::: DATASET
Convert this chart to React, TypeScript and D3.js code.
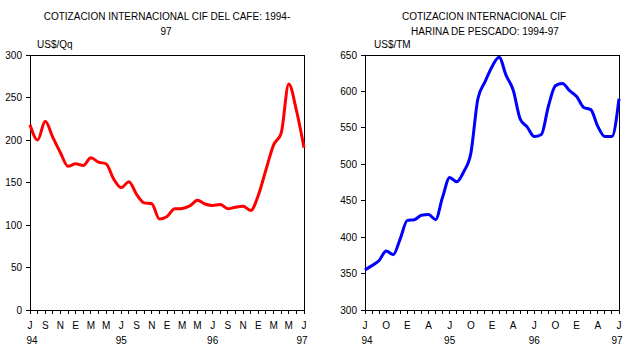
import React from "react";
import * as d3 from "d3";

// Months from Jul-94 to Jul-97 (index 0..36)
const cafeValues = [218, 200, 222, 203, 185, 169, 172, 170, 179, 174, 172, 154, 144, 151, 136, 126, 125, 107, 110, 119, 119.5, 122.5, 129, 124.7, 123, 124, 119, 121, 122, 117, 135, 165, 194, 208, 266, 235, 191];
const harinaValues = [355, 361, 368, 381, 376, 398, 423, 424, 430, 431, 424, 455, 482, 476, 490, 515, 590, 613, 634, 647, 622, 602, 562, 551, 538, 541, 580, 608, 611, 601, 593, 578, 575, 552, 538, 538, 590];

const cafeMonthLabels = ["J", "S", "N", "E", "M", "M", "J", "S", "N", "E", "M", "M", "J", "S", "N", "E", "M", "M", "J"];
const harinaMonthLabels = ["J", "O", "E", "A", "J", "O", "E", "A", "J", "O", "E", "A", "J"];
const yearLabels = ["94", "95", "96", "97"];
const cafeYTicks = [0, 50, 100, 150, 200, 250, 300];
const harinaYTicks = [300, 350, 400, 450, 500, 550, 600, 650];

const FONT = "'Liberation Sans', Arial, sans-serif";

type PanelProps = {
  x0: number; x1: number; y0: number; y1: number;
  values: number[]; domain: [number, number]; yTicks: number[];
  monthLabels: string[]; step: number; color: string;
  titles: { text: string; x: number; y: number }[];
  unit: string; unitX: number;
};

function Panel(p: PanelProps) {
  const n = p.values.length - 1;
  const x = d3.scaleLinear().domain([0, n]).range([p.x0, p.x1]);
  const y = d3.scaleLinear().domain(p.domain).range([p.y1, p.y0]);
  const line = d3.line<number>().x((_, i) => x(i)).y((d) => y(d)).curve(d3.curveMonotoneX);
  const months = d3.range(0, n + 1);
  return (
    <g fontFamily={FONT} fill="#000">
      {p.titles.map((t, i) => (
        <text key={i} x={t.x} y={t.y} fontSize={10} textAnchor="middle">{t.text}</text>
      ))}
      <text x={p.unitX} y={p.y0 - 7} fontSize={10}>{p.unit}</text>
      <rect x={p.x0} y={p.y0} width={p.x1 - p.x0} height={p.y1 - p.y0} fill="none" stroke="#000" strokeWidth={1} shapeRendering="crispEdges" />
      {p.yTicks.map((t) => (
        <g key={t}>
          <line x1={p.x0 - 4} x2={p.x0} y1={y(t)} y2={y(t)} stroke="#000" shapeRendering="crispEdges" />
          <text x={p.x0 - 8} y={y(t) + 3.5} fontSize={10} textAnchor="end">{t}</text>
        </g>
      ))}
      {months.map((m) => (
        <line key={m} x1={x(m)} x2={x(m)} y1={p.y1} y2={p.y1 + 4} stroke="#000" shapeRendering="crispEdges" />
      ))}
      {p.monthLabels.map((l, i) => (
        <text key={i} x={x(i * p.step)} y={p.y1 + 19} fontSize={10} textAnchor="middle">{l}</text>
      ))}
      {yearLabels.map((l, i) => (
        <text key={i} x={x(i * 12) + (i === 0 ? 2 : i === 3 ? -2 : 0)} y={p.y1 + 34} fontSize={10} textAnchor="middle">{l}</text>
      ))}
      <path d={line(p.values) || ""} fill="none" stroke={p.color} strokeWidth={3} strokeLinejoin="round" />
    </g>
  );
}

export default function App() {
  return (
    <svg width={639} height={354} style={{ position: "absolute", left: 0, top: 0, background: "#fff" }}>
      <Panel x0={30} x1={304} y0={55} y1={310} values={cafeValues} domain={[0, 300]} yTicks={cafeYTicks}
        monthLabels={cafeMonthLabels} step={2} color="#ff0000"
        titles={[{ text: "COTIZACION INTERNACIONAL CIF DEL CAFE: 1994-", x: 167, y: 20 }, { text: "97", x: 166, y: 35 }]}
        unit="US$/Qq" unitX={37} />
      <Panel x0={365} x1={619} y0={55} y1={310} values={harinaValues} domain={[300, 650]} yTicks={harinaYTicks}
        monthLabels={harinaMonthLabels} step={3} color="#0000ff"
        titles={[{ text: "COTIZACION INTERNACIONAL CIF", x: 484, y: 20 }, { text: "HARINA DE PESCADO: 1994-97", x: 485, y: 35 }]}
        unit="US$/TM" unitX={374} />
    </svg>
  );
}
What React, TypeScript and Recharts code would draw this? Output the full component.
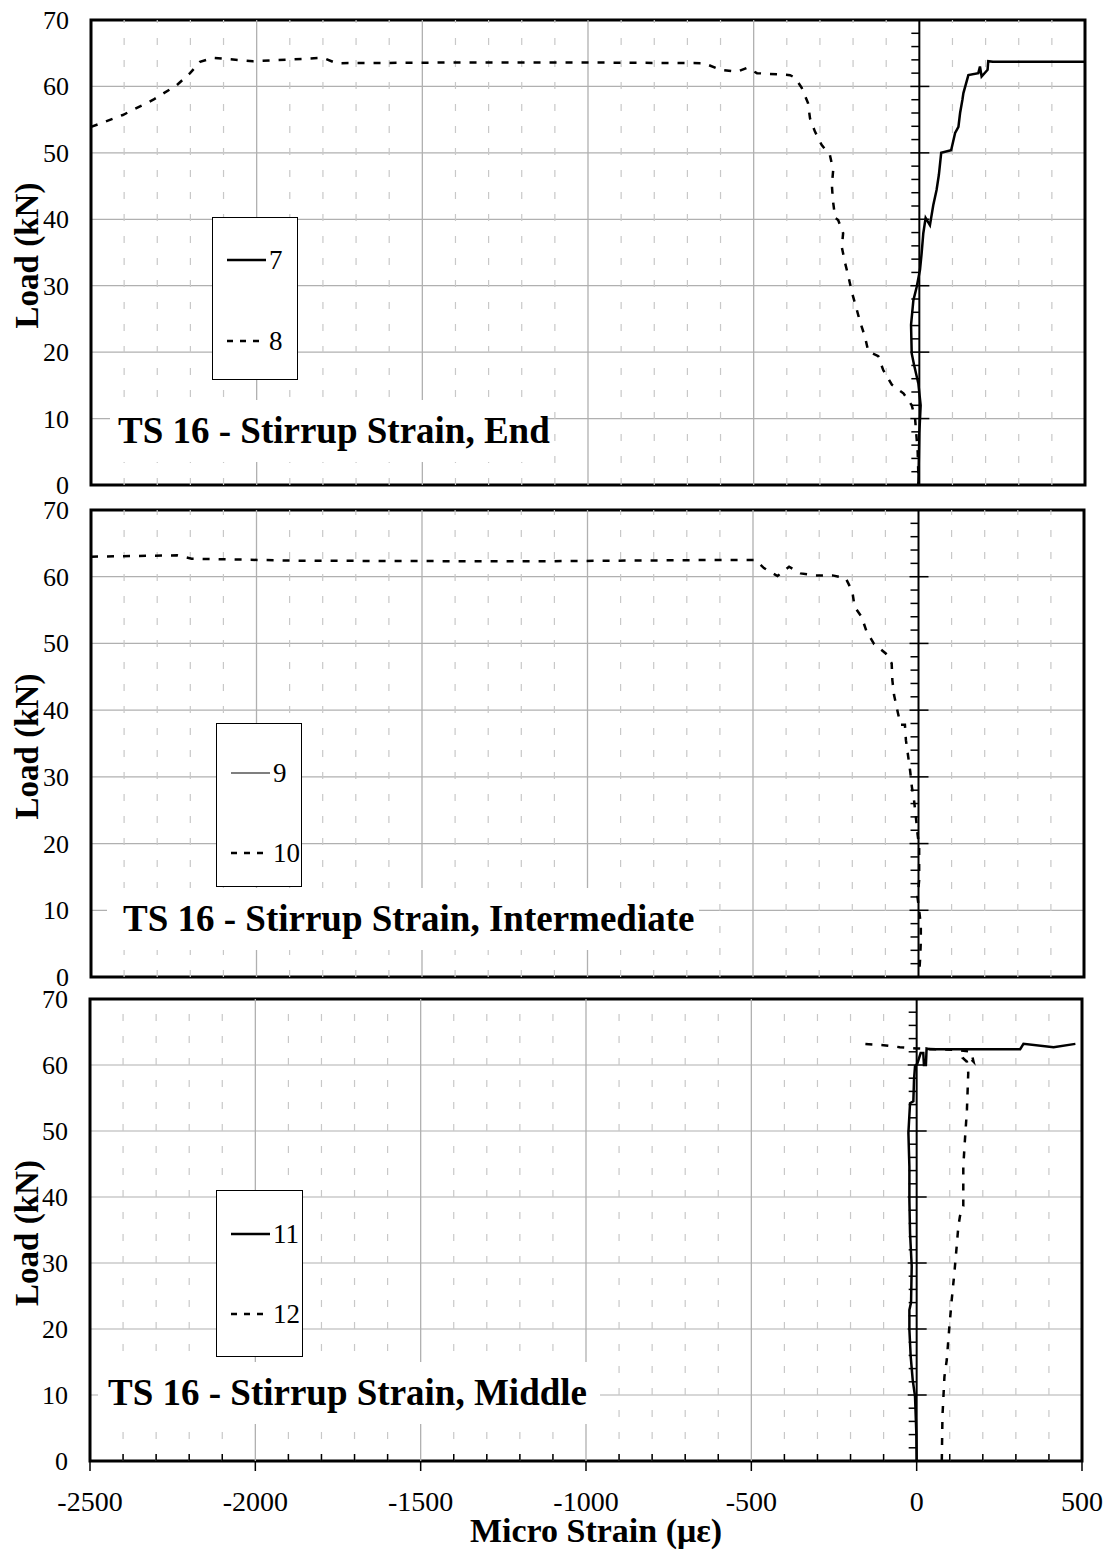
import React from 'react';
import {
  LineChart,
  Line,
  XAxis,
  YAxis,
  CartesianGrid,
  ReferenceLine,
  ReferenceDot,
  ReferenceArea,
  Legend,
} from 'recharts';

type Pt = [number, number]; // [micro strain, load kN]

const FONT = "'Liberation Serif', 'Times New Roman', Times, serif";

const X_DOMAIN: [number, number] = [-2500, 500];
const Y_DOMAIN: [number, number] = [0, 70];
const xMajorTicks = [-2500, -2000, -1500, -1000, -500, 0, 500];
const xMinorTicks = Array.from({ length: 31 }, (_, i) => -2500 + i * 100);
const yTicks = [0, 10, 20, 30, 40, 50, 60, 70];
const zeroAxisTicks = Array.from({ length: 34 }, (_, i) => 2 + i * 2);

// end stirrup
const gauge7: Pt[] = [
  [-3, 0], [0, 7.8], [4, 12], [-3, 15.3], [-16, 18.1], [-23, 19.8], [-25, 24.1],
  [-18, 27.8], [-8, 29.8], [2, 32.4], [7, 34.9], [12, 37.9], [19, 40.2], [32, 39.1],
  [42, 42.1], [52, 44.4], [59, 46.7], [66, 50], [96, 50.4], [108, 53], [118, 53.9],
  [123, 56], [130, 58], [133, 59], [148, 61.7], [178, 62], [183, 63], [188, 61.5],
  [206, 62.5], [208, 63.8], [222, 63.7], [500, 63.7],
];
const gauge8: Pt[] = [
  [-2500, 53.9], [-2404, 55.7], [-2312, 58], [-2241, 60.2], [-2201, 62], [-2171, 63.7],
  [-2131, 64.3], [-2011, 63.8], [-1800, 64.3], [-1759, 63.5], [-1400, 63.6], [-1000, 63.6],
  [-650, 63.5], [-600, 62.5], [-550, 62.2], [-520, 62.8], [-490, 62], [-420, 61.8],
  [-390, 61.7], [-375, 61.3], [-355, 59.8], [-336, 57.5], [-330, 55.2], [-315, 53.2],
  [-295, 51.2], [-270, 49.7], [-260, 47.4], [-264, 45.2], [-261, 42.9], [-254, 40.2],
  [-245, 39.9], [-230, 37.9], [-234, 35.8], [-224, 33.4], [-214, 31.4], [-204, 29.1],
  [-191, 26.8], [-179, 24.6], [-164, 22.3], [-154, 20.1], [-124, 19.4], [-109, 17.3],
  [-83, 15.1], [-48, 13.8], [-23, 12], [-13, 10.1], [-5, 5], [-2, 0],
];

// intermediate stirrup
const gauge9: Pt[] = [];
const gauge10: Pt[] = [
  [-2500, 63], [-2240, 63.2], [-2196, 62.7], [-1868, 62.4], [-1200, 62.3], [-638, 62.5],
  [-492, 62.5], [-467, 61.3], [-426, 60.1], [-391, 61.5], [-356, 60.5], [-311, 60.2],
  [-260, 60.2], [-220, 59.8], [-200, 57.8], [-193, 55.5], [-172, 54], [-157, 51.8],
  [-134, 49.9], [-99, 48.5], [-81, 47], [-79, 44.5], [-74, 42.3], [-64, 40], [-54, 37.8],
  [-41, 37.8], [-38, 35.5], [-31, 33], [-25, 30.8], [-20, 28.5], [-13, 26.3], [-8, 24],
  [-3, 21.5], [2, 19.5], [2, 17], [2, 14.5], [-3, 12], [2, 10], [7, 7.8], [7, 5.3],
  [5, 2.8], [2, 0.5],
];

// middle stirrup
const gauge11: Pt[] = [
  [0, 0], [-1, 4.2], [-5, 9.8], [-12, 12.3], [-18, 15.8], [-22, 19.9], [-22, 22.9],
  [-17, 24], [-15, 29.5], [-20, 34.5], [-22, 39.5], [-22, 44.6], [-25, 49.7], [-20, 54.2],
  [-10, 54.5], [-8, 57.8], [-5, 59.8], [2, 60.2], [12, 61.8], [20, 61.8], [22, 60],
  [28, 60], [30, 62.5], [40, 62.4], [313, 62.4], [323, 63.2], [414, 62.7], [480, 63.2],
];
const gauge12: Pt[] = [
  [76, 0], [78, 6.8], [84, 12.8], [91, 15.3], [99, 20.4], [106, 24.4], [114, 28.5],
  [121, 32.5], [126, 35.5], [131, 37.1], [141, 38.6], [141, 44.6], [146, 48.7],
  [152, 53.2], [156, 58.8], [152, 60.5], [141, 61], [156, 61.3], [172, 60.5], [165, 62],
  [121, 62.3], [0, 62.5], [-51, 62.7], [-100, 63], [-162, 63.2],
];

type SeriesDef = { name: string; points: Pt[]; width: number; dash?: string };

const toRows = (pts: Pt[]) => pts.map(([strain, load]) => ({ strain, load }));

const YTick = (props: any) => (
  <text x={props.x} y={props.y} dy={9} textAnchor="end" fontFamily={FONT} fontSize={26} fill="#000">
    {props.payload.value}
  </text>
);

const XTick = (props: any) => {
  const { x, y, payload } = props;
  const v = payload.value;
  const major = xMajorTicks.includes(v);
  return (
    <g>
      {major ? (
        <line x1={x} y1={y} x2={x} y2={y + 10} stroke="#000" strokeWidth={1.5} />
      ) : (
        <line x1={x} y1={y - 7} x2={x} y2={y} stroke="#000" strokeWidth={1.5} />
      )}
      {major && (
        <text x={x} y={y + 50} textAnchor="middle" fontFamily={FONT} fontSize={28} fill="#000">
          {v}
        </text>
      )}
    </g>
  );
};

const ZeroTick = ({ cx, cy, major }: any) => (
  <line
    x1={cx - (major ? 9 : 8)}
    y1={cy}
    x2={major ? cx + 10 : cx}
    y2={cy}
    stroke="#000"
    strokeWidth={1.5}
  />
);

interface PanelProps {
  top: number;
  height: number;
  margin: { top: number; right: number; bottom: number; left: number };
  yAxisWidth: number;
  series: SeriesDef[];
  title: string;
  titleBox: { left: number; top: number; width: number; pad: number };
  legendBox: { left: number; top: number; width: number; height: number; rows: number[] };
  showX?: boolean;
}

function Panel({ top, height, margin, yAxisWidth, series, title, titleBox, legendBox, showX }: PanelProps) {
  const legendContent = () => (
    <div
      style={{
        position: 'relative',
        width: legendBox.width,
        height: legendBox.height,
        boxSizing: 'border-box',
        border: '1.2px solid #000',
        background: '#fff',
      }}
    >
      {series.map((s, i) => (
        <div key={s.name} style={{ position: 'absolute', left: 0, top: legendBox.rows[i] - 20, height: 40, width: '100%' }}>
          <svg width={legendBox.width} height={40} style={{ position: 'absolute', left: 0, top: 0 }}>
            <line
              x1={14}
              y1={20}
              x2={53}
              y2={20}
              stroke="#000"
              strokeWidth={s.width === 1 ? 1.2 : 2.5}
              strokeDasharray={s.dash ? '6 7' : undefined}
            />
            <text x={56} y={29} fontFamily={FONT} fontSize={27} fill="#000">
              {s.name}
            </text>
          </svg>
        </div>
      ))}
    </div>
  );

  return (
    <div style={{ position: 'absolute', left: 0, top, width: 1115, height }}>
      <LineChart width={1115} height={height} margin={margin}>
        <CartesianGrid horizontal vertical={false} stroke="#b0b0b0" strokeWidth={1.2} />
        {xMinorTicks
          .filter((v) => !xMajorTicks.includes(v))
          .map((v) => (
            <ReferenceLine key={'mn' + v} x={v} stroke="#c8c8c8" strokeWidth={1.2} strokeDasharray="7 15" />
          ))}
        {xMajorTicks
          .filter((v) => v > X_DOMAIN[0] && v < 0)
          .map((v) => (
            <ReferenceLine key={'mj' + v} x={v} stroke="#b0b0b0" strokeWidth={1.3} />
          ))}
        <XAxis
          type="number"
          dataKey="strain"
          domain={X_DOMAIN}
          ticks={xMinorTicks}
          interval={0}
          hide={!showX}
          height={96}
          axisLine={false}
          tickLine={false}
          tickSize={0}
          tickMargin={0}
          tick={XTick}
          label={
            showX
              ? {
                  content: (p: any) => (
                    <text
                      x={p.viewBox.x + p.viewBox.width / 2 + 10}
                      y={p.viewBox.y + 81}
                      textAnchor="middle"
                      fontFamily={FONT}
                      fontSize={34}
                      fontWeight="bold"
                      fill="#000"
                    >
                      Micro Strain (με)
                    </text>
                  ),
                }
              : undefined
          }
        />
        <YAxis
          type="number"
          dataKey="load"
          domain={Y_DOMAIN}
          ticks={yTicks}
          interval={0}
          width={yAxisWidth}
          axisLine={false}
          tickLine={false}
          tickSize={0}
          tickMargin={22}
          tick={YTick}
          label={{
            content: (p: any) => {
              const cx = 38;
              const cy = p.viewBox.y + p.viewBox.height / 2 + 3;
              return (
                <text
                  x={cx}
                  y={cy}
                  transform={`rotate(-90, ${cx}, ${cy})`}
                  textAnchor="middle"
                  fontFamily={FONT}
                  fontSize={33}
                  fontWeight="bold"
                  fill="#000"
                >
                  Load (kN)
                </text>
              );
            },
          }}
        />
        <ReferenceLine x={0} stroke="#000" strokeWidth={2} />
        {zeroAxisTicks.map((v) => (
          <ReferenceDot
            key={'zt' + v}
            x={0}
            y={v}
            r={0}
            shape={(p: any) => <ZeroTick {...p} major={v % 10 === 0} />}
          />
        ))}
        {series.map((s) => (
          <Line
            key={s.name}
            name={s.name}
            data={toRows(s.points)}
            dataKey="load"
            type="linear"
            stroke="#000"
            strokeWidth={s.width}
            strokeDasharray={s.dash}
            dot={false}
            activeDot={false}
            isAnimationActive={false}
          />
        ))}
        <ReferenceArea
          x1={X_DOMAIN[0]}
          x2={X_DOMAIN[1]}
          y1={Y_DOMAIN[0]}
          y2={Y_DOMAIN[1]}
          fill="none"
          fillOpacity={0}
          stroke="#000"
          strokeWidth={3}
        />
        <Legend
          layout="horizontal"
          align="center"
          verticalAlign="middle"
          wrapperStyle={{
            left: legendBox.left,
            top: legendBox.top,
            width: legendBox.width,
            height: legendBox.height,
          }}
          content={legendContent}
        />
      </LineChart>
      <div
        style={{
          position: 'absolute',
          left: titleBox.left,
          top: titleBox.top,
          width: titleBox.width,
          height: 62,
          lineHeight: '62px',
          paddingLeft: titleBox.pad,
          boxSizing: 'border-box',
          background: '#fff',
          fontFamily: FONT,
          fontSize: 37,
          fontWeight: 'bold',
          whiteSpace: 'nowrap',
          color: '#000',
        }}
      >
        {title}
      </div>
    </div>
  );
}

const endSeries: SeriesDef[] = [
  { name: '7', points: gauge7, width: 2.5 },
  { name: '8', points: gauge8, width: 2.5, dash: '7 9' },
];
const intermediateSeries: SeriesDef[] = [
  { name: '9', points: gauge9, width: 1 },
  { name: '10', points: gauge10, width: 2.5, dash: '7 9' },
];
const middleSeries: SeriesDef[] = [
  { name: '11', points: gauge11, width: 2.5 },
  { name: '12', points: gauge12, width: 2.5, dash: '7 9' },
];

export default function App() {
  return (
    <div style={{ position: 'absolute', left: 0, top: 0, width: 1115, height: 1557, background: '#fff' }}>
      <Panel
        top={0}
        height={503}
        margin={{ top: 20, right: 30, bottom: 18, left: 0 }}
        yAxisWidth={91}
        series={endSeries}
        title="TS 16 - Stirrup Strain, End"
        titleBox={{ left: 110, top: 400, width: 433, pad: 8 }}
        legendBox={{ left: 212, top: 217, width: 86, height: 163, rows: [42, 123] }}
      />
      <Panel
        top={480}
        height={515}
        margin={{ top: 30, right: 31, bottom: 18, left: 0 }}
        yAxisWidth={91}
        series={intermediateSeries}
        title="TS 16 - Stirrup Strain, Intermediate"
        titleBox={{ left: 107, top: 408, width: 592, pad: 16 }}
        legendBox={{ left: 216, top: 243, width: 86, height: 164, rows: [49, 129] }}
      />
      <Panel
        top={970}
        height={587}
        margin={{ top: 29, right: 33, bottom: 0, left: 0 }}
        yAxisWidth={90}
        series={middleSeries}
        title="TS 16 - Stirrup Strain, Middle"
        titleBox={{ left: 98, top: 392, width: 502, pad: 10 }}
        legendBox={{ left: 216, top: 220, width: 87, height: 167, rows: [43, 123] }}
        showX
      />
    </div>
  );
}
::::::
» **WHAT TO DO**: Word for word, repeat the lines above from the one with "What React, TypeScript" through the one with "Serif', 'Times New", and nothing beyond them. Omit the pictures.

» **FINAL ANSWER**:
What React, TypeScript and Recharts code would draw this? Output the full component.
import React from 'react';
import {
  LineChart,
  Line,
  XAxis,
  YAxis,
  CartesianGrid,
  ReferenceLine,
  ReferenceDot,
  ReferenceArea,
  Legend,
} from 'recharts';

type Pt = [number, number]; // [micro strain, load kN]

const FONT = "'Liberation Serif', 'Times New Roman', Times, serif";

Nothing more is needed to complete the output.